Anonymous,  9:14 AM  

Sorry, Anon at 9:34, the voters get to decide what constitutes a "victory" for the public.

With that kind of elitist attitude, you'd fit right in at the Trib Tower.

Ain't democracy a bitch?

Anonymous,  10:34 AM  

You call this a democracy? If it came down to Claypool vs Stroger, Claypool would've won. But it came down to Claypool vs 80 Committeeman. I don't know the number, but I know a lot of the committeemen have county jobs.

So yeah, "democracy", in Chicago, is a bitch.

Anonymous,  9:06 PM  

The TV and free media campaign against Stroger was an absolute onslaught. There has never been a more concentrated campaign by every news organization in Cook County to remove a public official from office in an election.

Combined with the support of six mega-rich donors who contributed well over $100,000 apiece (some as high as 200k), it's should be recognized as a significant acheivement that Stroger won.

It should also be a read as an utter an complete rejection by Stroger voters and non-voters combined of Forrest Claypool as a reformer. That was the biggest lie ever told outside of Nazi Germany. When powerful media interests, political operatives of Mayor Daley and a handful of billionaire donors attempt to take control of government, there is no "reform."
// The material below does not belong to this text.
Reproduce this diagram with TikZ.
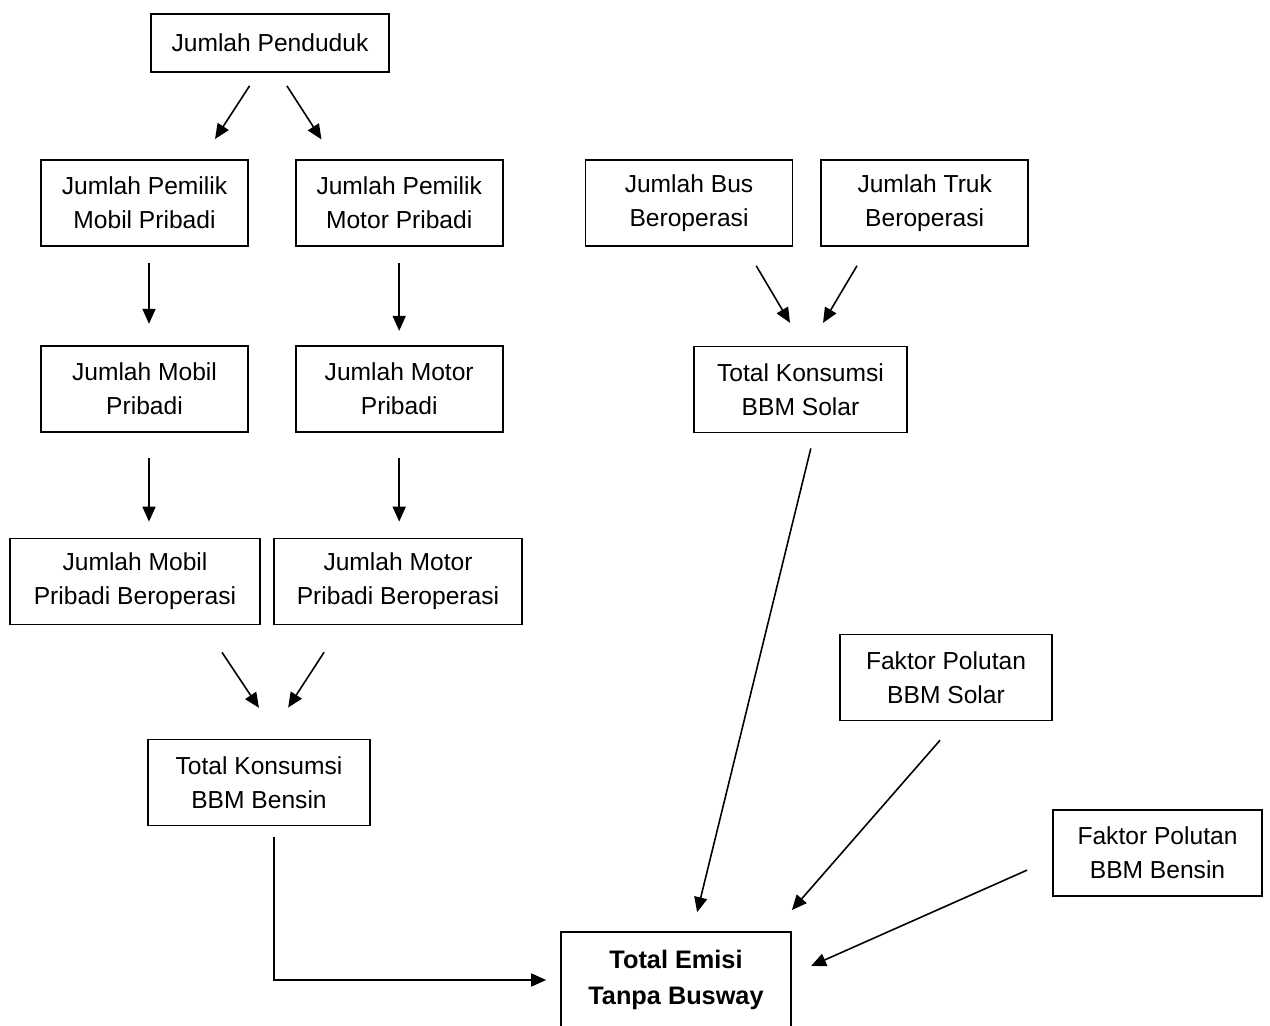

You Claypool supporters were hoodwinked and brainwashed into thinking that there was some kind of "movement" here. You were lied to by the most disingenuous campaign in the history of Cook County.

And you should save your crocodile tears for the poor that you never seemed to shed prior to a few months ago. Claypool was a joke and his phoniness is the biggest reason for his loss on Tuesday.

Most of the voters (and non-voters) figured it out. Why can't you?

Anonymous,  11:29 PM  

the problem wasn't Orr, it was ancient election judges. And anybody who deals with the boards of election will tell you that David Orr's office is light years ahead of the Chicago Board.

This was an election w/ a turnout of 25%. It's not easy to recruit volunteers to work election day when turnout is so miserable, let alone get people to work and attend trainings on election day.